**EXERCISE:** Collect every line that includes the string "this".

(Records with drawing code)

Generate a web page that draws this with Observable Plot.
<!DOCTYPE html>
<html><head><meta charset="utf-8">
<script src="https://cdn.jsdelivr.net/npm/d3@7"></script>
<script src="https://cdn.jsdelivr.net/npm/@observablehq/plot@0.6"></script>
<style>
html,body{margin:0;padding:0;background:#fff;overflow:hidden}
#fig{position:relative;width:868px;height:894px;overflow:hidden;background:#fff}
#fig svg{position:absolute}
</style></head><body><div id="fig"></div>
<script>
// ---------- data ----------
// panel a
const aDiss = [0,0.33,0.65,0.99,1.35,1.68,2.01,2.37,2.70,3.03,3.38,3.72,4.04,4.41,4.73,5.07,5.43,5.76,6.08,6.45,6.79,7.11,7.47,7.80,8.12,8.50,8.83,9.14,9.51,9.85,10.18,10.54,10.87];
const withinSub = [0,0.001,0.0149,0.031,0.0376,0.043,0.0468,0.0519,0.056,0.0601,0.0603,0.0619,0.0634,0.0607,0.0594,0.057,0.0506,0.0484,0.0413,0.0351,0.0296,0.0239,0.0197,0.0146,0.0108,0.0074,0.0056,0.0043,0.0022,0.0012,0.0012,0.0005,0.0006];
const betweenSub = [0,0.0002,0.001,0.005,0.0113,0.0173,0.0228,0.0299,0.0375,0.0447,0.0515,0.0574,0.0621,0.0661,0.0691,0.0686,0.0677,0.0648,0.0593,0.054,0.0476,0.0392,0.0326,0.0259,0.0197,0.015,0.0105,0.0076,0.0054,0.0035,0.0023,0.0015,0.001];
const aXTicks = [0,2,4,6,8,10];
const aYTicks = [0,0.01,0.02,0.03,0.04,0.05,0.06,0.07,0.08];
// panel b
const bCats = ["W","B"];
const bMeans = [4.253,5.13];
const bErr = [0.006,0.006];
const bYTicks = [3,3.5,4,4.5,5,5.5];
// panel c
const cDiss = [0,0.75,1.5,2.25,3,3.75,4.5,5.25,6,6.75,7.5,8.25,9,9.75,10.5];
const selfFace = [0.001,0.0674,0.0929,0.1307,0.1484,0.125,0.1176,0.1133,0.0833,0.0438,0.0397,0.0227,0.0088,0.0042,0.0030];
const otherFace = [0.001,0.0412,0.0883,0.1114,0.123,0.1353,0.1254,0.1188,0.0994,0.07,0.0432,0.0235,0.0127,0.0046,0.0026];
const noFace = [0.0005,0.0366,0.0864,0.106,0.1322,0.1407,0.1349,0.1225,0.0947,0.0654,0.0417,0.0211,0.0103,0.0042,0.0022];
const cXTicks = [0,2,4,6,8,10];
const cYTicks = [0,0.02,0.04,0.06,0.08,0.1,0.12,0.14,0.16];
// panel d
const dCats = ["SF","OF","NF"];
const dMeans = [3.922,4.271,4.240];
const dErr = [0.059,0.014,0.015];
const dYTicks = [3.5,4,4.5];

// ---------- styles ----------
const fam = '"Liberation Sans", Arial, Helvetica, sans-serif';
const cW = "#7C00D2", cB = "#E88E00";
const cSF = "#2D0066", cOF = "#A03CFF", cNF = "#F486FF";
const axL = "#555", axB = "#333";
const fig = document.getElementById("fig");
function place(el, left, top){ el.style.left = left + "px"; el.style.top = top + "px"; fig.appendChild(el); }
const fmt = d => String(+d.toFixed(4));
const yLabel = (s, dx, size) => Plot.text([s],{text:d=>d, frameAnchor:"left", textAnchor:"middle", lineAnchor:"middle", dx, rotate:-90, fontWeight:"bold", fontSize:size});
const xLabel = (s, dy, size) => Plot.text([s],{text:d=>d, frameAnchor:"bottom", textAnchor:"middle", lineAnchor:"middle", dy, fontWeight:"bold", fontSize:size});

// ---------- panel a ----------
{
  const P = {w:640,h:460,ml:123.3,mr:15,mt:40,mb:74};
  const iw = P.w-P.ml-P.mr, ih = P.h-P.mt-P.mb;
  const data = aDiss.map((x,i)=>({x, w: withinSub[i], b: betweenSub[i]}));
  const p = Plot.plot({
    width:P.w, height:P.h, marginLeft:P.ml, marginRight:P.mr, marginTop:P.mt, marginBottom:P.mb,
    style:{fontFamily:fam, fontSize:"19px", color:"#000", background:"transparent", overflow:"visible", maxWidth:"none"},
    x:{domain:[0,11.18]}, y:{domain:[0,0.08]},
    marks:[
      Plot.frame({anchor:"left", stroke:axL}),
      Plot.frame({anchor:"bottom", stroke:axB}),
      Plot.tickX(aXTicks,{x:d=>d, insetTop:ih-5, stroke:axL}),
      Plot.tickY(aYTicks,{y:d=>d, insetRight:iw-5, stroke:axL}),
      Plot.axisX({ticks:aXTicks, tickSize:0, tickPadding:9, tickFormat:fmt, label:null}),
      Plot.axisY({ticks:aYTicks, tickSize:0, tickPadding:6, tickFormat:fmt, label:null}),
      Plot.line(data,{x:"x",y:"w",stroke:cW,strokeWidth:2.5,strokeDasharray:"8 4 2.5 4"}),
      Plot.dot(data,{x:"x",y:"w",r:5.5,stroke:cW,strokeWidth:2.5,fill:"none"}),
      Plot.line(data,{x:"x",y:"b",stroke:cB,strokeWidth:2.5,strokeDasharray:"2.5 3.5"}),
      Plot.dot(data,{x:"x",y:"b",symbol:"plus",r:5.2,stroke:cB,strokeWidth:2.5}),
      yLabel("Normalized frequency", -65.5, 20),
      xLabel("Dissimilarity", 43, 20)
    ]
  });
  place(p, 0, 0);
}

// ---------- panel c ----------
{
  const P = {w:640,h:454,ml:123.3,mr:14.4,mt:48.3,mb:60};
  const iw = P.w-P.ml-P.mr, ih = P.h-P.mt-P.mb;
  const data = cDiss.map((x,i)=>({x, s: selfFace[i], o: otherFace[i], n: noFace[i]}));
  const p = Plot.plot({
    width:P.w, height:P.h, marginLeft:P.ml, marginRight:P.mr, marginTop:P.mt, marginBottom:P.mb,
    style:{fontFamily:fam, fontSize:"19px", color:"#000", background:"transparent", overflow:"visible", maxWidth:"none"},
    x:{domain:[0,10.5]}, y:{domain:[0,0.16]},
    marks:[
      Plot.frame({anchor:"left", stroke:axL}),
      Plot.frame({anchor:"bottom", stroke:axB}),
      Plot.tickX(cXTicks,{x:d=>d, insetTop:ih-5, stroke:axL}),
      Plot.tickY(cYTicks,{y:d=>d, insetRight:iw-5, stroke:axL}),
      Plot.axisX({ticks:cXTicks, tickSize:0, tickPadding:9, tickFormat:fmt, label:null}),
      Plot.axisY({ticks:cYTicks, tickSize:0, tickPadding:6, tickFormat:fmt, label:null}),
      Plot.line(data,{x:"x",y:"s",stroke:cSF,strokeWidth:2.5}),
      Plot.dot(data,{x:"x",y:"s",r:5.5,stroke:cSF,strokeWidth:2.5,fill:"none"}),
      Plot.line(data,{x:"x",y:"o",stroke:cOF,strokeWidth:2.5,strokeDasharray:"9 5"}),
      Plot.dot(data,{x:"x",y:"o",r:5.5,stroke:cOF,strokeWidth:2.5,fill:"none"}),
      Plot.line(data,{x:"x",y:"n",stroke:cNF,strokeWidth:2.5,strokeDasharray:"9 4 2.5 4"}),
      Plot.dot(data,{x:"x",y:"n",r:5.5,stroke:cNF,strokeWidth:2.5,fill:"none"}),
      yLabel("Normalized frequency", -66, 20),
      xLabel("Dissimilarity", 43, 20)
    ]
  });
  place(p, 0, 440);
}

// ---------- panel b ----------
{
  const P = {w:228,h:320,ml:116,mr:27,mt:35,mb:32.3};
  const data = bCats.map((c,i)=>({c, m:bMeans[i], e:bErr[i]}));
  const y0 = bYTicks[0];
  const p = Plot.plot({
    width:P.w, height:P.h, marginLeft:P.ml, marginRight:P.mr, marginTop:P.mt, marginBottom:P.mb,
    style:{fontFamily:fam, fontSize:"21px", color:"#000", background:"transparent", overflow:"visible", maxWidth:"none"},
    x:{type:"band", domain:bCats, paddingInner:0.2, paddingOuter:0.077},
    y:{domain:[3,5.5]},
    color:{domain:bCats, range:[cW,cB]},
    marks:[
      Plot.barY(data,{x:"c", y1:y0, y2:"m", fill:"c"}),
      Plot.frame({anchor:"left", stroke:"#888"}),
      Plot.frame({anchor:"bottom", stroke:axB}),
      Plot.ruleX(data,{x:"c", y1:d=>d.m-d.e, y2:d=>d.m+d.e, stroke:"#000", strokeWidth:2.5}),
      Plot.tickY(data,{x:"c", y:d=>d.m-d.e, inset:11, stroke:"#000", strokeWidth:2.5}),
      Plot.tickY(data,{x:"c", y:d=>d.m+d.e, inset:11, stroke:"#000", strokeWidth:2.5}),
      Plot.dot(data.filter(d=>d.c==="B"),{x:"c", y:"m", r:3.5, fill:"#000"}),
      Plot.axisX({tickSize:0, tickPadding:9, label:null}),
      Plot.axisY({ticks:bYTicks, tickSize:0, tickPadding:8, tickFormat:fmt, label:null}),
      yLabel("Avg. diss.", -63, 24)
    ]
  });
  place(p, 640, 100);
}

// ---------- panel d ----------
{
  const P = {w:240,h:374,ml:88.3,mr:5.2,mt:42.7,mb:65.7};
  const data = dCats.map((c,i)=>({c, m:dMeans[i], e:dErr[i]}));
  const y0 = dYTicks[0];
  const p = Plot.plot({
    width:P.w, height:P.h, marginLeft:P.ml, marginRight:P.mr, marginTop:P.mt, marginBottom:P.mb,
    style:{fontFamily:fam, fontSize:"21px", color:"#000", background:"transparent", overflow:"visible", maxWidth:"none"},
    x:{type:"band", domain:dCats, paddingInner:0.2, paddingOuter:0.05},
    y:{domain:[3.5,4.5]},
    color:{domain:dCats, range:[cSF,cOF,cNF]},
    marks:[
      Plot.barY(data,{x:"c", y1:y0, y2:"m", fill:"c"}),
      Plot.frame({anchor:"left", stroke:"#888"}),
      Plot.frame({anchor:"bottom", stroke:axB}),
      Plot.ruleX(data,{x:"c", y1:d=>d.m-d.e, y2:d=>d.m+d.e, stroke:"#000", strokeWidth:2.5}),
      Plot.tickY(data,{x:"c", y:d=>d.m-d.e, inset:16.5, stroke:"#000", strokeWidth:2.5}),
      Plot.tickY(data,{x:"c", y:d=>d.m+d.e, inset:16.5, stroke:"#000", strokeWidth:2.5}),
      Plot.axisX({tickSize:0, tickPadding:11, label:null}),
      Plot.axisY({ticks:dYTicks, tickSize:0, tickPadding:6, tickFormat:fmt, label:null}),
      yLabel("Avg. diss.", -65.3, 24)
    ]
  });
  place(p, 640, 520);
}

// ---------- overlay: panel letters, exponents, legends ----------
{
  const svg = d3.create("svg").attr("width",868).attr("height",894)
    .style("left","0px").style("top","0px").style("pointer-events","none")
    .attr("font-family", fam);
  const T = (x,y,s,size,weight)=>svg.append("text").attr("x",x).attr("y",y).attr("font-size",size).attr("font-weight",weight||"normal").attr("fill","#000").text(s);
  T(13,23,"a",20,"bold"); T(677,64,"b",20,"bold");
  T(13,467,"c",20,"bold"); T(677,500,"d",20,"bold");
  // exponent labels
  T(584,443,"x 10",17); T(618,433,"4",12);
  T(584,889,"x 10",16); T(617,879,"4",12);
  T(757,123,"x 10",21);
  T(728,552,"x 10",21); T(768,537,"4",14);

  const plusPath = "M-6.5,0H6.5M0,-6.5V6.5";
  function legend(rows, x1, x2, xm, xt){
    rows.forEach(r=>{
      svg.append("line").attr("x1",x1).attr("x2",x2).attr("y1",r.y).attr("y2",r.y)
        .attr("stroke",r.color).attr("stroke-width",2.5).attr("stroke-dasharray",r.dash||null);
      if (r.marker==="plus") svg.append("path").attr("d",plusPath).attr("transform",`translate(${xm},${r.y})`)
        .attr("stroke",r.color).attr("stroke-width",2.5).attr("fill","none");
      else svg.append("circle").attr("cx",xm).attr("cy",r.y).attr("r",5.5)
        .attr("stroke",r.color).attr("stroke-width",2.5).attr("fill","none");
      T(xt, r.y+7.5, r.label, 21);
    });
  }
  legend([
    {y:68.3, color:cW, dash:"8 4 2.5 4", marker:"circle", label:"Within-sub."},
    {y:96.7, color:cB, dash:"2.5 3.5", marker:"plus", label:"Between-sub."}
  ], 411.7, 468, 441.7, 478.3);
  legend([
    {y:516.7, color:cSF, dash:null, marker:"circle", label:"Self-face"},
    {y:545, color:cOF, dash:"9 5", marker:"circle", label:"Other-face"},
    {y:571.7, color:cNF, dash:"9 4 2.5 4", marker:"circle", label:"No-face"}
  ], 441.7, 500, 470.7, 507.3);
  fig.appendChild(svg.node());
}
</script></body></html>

--

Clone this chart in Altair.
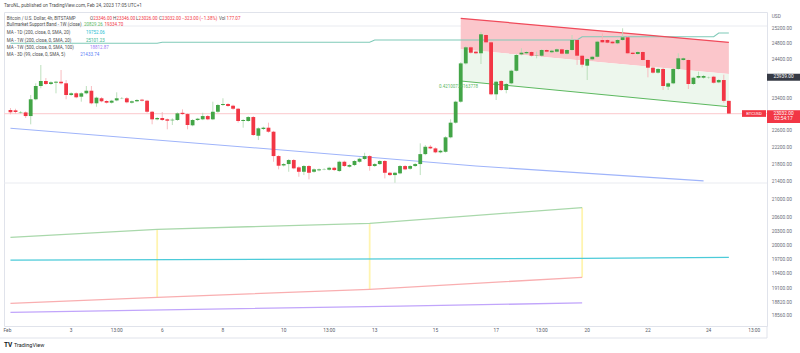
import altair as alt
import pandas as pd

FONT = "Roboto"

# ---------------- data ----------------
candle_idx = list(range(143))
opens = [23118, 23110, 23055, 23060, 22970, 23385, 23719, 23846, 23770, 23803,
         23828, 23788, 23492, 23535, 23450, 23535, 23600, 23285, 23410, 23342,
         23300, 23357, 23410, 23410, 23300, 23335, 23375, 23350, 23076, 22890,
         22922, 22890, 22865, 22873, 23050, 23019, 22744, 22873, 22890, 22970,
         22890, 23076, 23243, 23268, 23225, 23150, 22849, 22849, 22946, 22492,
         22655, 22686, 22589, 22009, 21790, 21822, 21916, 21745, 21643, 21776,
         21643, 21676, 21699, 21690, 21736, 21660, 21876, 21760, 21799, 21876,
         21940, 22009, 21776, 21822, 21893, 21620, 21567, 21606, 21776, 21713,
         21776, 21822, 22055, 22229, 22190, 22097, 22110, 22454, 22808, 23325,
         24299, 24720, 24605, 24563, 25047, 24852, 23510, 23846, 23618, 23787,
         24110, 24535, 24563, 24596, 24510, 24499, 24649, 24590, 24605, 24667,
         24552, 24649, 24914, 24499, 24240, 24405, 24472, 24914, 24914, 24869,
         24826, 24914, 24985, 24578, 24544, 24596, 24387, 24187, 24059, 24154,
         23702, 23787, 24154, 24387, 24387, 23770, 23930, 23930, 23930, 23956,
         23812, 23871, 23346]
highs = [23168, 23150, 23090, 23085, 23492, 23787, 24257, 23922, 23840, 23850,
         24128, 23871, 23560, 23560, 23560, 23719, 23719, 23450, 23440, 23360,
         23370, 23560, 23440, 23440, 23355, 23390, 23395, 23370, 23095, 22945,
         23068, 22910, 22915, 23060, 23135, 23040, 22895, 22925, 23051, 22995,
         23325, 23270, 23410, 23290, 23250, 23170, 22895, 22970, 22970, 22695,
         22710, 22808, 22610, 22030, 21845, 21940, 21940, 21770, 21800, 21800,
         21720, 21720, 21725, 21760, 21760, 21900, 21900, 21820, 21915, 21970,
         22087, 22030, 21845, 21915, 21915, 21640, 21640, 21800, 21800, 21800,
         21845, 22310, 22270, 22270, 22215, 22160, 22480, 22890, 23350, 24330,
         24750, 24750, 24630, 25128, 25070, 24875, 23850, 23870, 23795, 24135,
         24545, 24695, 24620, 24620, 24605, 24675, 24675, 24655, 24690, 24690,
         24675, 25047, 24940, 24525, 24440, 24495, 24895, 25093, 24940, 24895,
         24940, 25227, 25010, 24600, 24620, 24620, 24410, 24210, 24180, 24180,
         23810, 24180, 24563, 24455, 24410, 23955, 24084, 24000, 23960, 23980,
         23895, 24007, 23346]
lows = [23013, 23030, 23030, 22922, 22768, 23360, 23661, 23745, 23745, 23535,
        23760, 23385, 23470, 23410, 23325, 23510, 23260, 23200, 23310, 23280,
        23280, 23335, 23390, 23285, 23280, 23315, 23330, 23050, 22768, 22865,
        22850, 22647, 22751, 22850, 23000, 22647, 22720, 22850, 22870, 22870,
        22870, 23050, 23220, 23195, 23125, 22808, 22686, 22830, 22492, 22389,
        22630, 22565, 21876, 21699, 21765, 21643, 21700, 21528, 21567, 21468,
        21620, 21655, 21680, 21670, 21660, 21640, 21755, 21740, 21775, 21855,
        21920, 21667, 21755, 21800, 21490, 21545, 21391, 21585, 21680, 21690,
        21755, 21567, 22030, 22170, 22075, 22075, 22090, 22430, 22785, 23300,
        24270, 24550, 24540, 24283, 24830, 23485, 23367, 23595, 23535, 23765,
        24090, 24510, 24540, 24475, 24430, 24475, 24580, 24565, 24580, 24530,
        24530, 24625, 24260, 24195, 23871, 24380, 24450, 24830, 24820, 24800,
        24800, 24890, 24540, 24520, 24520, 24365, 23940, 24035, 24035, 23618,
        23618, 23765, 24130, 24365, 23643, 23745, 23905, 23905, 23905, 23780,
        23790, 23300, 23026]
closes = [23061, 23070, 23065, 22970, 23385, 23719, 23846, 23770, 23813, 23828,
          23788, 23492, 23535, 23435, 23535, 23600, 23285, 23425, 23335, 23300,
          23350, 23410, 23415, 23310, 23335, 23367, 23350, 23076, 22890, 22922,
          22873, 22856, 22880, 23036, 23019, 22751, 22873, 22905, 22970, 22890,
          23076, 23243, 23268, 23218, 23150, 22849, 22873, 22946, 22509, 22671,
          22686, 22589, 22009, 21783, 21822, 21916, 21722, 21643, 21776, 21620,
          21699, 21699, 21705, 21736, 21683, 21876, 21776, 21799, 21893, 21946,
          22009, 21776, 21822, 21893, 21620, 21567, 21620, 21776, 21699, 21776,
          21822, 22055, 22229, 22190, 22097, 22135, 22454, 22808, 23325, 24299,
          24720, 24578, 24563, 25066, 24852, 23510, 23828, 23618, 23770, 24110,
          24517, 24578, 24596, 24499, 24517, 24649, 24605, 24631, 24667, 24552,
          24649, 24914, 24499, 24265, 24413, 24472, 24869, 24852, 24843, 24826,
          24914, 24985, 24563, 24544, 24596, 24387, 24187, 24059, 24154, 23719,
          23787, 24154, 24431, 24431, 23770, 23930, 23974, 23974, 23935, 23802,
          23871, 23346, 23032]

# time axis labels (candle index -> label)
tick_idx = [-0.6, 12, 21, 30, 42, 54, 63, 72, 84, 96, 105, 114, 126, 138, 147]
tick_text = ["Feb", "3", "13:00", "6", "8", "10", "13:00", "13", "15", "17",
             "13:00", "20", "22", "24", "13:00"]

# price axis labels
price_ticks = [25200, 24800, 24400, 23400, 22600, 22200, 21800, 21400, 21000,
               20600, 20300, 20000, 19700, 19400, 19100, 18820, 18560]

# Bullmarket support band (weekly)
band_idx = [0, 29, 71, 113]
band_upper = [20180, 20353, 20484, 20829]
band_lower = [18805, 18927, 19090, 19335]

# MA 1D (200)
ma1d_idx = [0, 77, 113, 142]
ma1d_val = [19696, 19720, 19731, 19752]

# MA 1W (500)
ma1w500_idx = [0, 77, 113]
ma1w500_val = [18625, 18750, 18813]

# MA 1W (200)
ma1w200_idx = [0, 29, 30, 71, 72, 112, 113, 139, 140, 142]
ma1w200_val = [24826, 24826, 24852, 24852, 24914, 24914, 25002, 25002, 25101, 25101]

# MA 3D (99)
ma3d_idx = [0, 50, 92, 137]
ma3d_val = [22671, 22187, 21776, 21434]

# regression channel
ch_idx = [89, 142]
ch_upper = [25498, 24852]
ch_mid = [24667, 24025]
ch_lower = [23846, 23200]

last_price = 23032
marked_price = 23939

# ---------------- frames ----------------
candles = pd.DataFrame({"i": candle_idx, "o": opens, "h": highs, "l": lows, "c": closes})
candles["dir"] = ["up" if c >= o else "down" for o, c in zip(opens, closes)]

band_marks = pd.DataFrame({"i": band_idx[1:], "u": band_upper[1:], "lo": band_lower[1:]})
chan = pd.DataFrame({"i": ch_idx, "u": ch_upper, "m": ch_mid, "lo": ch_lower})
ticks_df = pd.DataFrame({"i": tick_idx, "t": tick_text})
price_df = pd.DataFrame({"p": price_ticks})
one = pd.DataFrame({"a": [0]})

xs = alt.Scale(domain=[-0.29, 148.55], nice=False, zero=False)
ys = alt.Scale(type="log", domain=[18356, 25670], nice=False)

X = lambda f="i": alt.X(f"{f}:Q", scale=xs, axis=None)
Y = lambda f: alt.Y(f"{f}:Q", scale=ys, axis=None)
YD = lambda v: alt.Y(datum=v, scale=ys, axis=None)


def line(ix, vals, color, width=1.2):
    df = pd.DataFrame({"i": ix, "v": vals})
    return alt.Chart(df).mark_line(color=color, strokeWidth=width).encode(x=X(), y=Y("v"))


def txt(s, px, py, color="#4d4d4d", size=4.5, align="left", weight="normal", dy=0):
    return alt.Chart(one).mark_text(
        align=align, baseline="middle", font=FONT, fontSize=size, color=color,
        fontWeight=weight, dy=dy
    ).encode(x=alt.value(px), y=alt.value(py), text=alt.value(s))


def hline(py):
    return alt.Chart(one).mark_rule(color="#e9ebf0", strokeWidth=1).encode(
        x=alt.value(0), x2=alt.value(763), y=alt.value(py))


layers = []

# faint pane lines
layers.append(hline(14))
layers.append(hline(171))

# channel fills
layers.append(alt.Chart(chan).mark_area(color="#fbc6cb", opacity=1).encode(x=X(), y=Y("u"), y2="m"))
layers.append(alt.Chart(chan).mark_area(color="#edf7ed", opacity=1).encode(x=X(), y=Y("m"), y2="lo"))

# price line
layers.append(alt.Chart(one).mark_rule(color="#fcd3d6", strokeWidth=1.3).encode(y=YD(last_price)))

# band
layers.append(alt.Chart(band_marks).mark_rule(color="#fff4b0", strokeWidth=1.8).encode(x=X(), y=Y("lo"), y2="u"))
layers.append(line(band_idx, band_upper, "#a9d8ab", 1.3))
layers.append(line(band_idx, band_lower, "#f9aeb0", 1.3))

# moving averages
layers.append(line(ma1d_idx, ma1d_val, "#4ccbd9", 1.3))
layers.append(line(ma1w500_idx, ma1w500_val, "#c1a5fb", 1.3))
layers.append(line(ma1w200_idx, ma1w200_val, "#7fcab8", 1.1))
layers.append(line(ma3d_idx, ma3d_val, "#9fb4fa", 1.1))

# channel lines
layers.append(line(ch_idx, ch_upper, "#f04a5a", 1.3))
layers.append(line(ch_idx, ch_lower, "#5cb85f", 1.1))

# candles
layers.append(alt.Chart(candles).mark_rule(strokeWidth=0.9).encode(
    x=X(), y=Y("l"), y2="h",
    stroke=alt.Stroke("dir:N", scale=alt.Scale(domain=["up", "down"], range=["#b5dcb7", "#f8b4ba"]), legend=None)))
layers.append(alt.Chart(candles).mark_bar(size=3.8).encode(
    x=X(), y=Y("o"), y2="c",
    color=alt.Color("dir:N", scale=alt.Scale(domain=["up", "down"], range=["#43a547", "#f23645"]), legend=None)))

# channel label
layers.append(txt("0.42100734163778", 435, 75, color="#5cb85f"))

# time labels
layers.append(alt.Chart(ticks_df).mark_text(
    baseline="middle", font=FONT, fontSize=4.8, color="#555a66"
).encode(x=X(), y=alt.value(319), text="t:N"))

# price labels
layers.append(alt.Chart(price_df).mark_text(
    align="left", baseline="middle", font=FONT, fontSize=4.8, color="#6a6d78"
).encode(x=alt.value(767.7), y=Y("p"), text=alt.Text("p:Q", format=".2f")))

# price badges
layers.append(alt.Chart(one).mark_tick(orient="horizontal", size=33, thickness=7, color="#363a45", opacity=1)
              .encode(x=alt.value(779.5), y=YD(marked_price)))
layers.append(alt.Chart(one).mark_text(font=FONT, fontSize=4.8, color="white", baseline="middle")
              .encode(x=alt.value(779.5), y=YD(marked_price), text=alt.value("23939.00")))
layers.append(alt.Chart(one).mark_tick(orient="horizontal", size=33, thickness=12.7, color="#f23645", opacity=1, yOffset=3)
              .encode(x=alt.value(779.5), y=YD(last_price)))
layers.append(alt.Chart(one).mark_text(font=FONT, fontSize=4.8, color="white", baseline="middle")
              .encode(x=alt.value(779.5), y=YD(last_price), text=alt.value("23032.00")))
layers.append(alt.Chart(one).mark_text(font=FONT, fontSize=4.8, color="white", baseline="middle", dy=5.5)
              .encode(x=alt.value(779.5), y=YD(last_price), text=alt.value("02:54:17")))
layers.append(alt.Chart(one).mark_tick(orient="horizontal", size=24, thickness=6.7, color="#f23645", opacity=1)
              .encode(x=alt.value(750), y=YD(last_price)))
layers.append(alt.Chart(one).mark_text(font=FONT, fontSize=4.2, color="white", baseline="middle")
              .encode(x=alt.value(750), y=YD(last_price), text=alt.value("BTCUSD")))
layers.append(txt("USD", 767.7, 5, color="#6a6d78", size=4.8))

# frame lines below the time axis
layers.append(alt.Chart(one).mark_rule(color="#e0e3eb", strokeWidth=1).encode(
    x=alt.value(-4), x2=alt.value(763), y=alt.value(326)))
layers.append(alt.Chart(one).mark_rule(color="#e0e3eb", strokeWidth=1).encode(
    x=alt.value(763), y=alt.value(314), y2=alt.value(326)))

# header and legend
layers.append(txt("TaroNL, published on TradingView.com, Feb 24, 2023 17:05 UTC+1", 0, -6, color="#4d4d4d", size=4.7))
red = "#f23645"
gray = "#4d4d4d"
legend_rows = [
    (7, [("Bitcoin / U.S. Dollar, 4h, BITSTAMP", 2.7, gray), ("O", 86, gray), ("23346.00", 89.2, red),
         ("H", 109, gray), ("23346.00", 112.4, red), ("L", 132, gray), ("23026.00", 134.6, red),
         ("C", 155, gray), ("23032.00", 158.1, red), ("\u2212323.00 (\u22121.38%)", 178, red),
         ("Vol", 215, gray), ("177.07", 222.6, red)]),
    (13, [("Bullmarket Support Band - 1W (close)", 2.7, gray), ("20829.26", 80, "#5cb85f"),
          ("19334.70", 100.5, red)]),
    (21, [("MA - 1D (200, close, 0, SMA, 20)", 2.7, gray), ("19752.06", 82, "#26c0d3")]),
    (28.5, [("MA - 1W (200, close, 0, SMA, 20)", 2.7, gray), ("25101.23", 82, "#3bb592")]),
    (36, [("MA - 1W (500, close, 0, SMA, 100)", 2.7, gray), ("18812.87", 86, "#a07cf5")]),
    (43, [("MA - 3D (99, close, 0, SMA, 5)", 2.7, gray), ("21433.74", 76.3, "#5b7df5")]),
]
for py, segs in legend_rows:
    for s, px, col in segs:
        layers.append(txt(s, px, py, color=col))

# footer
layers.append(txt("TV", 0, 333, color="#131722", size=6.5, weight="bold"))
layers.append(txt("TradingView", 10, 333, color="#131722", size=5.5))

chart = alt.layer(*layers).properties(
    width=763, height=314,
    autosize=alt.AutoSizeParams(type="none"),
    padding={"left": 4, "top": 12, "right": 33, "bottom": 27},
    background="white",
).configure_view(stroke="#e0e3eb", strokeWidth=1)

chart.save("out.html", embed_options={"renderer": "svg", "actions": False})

**TASK ANSWER:**
Generate a web page that draws this with Observable Plot.
Clone this chart in Altair.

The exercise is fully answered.